▸ What is asked
From the data that follows, copy every line holding the string "with".

-- Start --

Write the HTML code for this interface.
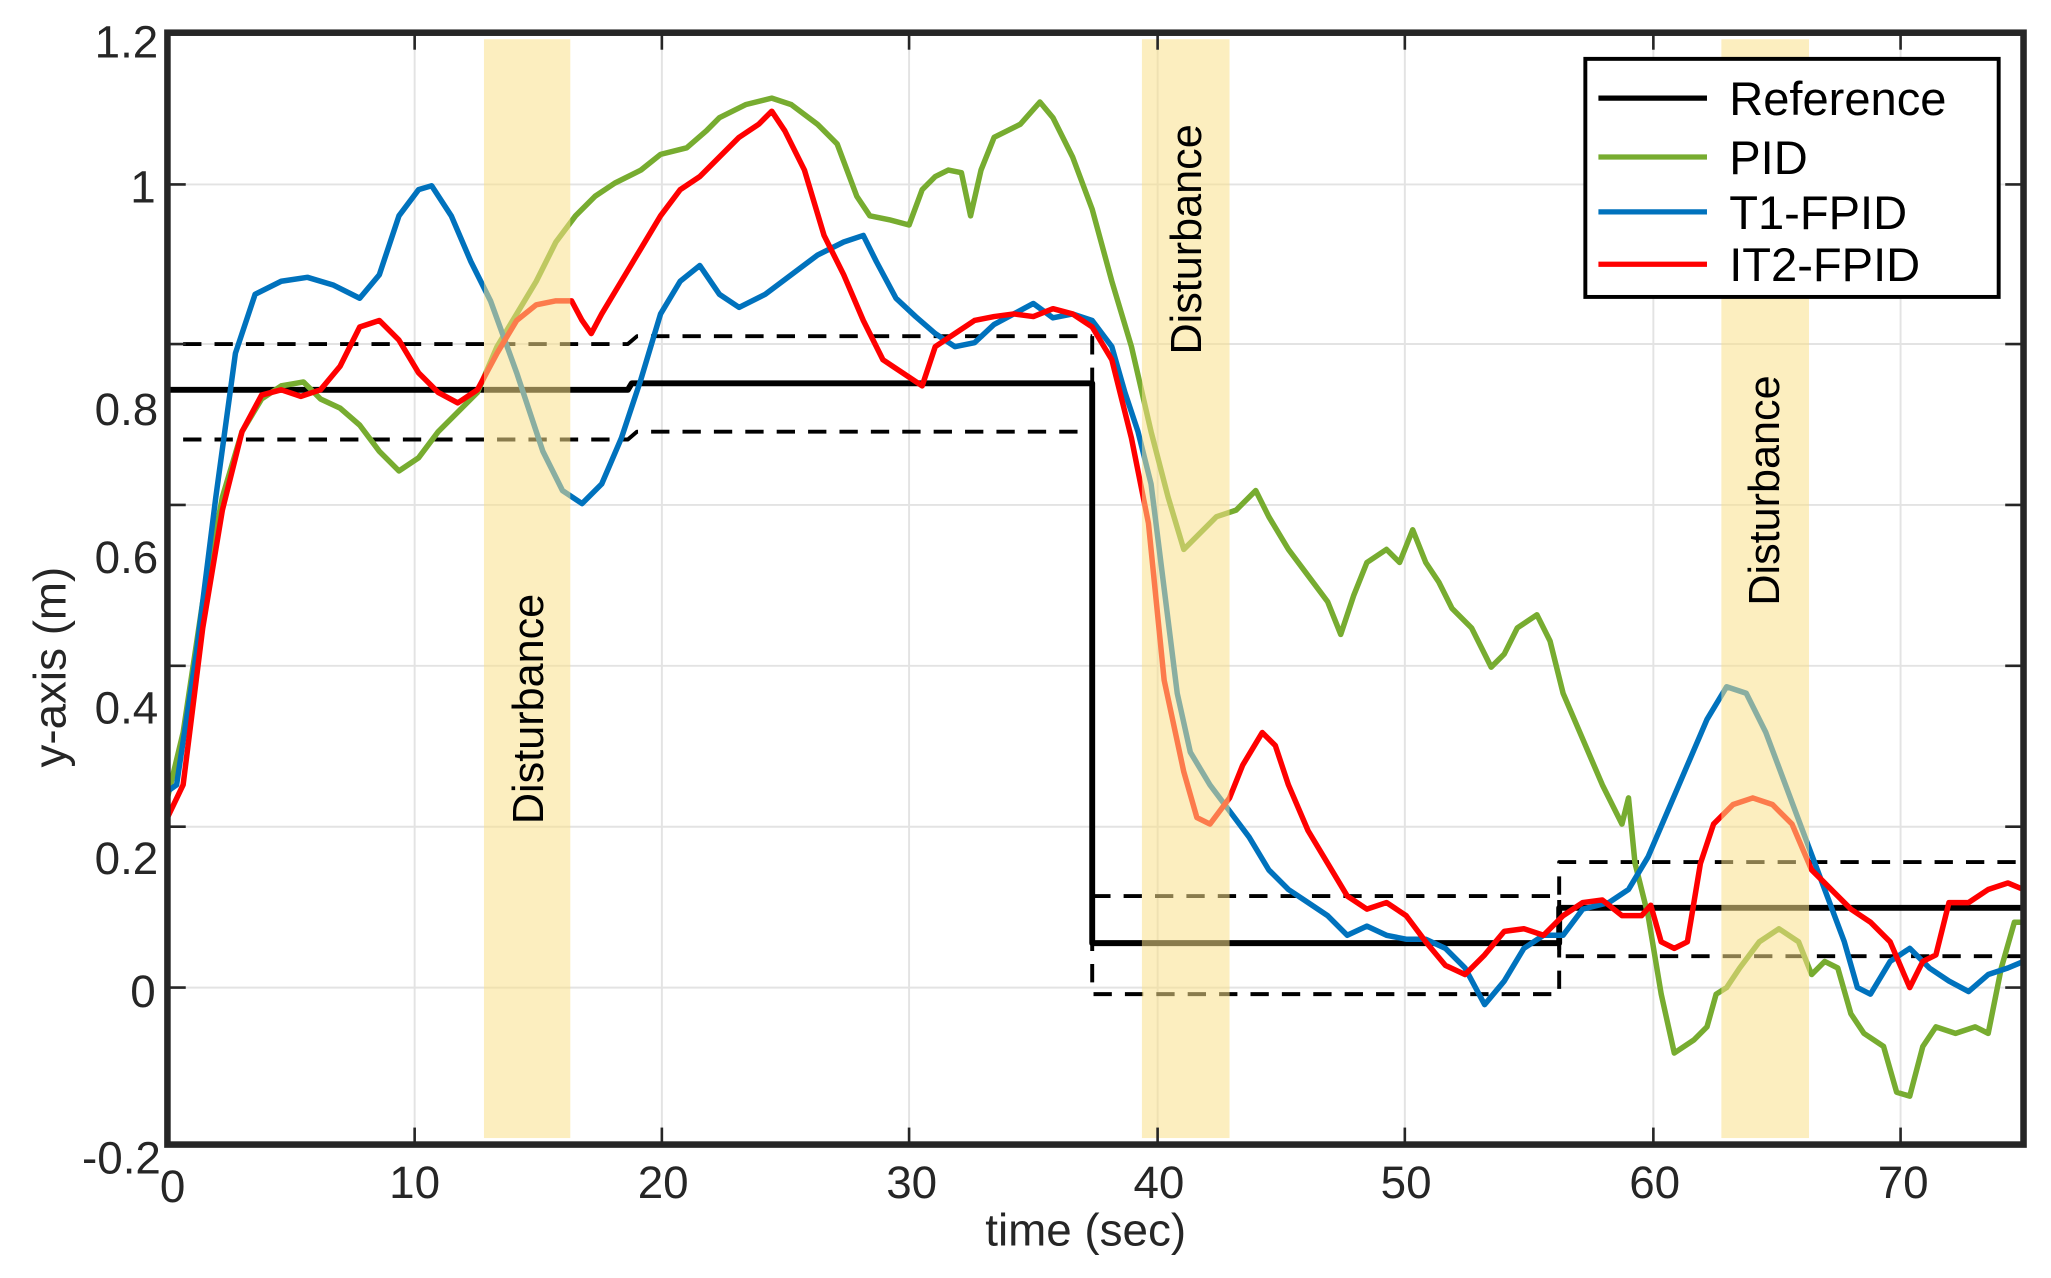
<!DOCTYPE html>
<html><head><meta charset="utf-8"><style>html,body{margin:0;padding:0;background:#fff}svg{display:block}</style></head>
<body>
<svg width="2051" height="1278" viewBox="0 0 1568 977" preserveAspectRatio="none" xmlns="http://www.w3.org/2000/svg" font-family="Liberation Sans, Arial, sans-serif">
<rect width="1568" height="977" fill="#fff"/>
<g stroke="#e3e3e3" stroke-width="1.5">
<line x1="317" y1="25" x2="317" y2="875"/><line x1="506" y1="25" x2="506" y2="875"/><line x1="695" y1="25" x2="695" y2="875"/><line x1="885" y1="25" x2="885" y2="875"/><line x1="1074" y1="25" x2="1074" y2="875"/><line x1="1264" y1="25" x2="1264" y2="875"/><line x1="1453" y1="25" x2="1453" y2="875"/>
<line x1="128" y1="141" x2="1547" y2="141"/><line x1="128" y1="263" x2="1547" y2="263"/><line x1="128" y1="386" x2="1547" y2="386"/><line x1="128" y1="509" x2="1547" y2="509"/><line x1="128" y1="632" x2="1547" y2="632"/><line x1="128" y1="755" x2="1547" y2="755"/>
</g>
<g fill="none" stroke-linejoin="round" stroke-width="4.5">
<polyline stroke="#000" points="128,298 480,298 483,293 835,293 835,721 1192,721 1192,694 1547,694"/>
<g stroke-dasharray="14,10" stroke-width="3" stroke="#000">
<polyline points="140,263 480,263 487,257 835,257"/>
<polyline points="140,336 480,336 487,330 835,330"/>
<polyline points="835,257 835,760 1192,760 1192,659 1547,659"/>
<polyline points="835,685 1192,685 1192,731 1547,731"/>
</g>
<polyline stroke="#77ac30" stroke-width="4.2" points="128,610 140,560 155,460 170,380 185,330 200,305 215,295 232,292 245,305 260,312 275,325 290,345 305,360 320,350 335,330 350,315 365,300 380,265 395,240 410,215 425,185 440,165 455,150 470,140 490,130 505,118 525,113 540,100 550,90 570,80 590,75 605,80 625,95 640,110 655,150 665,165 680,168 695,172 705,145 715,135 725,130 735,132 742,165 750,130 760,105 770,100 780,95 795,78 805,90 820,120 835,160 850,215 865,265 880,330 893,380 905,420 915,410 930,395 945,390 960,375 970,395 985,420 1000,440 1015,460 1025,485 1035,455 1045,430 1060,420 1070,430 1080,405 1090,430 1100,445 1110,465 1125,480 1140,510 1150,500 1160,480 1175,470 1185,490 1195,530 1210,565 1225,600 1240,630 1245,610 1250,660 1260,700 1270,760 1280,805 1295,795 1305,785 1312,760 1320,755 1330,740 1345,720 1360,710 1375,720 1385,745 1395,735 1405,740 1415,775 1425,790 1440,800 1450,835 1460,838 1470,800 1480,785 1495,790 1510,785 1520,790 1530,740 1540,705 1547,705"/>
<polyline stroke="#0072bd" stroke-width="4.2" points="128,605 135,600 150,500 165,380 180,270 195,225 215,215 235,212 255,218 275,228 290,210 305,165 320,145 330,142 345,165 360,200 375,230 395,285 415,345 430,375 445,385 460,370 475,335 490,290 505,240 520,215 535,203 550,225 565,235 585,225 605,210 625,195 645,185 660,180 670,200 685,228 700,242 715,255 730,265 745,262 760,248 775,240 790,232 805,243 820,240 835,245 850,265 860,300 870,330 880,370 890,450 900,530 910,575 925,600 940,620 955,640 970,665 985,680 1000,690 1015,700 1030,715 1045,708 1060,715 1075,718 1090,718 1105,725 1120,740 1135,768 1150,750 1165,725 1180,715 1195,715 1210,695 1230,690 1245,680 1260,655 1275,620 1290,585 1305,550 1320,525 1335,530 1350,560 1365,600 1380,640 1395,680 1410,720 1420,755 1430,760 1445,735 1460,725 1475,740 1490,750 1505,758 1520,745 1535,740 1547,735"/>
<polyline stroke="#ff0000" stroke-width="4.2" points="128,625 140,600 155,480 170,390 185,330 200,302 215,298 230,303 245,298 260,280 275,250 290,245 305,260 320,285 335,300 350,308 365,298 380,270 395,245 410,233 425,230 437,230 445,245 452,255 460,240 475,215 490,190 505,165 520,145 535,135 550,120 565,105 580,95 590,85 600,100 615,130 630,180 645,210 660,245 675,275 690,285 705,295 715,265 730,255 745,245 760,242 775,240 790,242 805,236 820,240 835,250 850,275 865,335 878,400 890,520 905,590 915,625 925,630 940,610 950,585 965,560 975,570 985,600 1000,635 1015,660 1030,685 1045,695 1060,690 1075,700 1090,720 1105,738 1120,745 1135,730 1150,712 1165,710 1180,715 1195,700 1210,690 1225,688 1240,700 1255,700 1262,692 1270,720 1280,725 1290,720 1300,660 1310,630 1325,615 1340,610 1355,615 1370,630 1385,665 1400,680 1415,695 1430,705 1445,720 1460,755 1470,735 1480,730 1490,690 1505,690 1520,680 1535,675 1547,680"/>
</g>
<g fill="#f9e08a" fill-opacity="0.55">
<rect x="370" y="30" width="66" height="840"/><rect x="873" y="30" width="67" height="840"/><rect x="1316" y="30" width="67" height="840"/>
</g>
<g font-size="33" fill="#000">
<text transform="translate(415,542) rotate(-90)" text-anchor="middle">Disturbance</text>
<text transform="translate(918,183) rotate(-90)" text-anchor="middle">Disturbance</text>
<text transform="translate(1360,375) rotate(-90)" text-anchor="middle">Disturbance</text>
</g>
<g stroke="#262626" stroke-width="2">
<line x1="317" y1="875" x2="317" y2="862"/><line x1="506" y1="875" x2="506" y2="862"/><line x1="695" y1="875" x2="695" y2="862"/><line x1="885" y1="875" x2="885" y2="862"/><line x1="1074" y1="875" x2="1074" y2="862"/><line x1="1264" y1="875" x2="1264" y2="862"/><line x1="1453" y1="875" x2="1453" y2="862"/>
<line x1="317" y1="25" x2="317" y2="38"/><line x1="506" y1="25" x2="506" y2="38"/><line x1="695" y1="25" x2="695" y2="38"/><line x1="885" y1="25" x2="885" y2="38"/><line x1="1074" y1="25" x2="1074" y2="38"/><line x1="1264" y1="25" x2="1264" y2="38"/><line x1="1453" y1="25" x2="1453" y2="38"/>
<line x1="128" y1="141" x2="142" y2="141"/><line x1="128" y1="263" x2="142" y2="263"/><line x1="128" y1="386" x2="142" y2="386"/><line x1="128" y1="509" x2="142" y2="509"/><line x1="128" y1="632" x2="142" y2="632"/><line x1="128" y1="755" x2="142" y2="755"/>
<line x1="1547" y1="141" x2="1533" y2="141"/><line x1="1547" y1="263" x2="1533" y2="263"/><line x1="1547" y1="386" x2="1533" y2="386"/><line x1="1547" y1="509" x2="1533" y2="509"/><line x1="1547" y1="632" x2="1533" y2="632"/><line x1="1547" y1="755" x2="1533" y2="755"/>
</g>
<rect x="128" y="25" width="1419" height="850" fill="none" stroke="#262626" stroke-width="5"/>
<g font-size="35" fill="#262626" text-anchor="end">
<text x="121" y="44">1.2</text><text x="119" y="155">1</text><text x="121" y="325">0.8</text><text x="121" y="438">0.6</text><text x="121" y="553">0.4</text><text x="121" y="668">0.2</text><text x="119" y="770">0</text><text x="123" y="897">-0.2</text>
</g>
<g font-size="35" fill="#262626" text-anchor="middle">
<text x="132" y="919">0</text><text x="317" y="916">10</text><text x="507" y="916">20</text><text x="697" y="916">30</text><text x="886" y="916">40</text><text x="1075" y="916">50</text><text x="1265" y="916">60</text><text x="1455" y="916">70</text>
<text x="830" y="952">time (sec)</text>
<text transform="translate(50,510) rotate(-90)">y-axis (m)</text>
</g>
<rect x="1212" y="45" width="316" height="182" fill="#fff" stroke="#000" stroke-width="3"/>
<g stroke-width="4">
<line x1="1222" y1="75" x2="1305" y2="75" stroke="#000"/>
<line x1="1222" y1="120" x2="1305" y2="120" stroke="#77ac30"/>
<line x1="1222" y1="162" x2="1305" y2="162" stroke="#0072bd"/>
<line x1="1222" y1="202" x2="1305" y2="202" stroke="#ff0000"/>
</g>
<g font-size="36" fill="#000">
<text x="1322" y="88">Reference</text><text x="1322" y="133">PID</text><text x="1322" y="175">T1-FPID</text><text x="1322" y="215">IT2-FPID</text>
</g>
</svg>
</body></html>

-- End --
-- Start --

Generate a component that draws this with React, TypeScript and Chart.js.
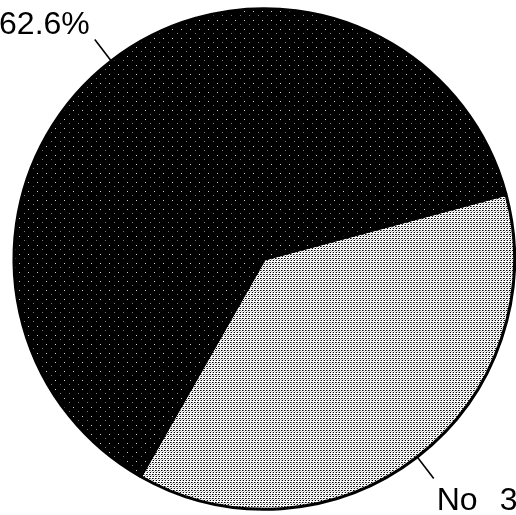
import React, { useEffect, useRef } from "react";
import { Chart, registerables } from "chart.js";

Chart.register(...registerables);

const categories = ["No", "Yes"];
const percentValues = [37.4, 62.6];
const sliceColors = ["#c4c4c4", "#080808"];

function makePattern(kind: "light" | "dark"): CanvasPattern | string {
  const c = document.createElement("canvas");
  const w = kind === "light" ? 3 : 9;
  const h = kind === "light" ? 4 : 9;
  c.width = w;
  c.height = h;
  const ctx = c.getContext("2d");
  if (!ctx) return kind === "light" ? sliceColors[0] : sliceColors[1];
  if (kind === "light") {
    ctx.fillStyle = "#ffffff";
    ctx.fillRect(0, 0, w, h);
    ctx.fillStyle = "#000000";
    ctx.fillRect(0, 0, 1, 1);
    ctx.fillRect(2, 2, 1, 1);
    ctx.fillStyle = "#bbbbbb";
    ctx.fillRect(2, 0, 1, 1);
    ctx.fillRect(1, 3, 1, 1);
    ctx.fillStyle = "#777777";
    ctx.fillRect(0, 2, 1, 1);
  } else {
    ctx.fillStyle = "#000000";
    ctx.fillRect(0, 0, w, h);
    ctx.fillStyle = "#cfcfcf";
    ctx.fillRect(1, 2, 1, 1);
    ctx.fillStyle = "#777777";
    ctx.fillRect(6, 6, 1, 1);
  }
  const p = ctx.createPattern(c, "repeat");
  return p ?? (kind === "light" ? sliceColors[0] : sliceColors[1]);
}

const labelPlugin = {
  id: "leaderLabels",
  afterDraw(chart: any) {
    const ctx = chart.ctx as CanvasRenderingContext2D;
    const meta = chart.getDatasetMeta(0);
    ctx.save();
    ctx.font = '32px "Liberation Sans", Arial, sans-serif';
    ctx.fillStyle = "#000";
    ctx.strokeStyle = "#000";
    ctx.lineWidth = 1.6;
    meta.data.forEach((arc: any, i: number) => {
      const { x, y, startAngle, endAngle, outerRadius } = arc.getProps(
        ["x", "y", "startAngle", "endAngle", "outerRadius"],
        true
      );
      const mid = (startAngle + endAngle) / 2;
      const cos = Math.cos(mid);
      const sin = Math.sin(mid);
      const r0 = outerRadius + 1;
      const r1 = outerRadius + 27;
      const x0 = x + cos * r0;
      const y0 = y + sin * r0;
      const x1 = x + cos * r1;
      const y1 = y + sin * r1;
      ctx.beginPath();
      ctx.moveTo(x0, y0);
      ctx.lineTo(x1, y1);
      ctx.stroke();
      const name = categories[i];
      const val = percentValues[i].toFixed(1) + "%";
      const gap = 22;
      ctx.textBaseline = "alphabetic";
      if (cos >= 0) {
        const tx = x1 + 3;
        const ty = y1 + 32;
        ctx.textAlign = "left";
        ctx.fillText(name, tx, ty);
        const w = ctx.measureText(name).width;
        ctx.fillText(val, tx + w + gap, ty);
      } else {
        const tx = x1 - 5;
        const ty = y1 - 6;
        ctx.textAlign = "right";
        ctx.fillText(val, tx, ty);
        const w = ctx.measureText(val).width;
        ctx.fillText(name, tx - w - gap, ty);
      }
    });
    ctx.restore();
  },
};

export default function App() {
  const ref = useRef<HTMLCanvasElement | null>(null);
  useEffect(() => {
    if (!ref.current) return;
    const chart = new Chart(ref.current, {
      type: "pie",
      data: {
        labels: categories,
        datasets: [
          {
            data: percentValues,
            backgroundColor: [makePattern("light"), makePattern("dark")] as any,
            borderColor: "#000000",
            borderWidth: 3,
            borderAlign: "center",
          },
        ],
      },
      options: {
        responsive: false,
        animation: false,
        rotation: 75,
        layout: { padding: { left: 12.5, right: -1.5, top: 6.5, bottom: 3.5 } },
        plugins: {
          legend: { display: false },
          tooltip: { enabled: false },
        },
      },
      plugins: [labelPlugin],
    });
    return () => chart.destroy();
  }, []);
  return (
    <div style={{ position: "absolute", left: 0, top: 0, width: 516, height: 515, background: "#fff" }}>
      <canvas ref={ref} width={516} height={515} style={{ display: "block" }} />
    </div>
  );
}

-- End --
-- Start --

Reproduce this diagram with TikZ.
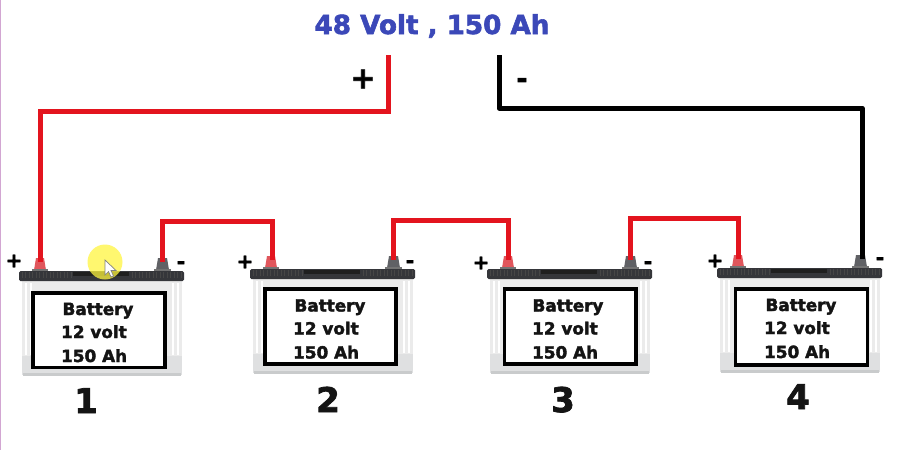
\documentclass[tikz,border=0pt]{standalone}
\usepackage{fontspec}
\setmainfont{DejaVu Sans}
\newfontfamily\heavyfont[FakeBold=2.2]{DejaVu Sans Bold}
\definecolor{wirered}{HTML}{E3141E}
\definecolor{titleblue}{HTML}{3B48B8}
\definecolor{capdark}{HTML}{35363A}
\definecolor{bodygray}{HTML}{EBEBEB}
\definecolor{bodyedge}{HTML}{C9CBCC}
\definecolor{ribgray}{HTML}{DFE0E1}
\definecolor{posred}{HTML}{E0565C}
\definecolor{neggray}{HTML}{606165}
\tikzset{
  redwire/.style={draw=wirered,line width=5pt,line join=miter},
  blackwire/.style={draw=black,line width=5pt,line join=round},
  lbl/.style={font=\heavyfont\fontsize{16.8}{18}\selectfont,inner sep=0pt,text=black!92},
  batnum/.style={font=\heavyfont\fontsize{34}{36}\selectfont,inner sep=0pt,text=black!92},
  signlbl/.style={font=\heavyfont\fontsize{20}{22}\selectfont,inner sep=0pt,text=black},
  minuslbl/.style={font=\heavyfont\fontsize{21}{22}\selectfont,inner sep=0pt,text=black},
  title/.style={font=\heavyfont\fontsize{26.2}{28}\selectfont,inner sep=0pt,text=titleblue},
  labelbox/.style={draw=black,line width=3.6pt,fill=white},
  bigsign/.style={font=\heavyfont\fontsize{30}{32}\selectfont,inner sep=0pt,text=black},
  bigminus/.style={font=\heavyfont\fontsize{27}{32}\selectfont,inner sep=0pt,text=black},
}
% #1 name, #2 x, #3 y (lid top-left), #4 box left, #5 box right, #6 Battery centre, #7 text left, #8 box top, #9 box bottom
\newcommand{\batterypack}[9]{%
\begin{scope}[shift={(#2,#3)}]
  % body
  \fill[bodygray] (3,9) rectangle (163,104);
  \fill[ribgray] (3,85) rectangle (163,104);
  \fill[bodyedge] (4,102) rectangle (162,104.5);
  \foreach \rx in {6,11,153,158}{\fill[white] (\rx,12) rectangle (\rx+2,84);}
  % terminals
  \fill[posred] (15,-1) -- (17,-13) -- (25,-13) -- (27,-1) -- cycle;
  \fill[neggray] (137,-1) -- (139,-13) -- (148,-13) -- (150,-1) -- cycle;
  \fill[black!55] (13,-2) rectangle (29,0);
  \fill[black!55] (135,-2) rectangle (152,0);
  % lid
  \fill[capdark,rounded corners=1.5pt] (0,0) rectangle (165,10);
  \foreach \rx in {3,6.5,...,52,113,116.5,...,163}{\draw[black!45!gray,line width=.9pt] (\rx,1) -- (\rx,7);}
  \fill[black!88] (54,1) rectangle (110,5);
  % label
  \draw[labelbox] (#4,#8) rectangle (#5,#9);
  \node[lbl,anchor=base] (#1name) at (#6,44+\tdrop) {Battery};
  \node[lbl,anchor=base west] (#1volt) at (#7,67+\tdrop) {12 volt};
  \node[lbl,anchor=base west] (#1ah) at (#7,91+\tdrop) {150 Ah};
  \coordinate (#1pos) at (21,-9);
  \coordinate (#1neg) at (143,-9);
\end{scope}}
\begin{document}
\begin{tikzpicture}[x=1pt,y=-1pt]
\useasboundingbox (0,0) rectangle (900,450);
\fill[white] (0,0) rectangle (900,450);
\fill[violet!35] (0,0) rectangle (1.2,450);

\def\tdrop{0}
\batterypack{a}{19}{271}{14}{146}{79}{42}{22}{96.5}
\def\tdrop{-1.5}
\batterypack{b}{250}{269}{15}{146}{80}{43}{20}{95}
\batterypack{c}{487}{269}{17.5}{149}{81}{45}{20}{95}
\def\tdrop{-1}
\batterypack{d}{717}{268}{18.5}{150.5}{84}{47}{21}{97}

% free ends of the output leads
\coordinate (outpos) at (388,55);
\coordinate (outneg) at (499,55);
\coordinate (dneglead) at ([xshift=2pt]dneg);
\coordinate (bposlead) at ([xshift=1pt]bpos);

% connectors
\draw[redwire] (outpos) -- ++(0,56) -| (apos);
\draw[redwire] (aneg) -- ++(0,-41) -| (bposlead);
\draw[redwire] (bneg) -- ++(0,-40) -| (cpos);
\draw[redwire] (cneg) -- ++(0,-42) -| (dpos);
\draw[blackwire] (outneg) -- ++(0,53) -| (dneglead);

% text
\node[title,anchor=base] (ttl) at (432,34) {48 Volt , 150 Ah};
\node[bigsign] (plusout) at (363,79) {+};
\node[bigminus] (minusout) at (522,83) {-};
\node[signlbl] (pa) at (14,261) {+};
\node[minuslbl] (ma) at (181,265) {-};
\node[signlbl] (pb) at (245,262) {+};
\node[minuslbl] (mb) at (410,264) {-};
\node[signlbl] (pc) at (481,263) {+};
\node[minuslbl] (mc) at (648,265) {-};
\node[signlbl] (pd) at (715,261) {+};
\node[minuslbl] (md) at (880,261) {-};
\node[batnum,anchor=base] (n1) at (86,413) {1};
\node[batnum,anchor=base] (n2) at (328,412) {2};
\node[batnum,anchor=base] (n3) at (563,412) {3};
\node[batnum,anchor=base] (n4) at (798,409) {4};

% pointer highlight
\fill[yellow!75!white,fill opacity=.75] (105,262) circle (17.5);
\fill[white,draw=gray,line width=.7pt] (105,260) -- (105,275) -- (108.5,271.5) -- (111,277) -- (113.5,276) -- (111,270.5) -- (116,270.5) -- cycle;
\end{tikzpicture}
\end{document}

-- End --

▸ Result of the exercise
Generate a component that draws this with React, TypeScript and Chart.js.
Reproduce this diagram with TikZ.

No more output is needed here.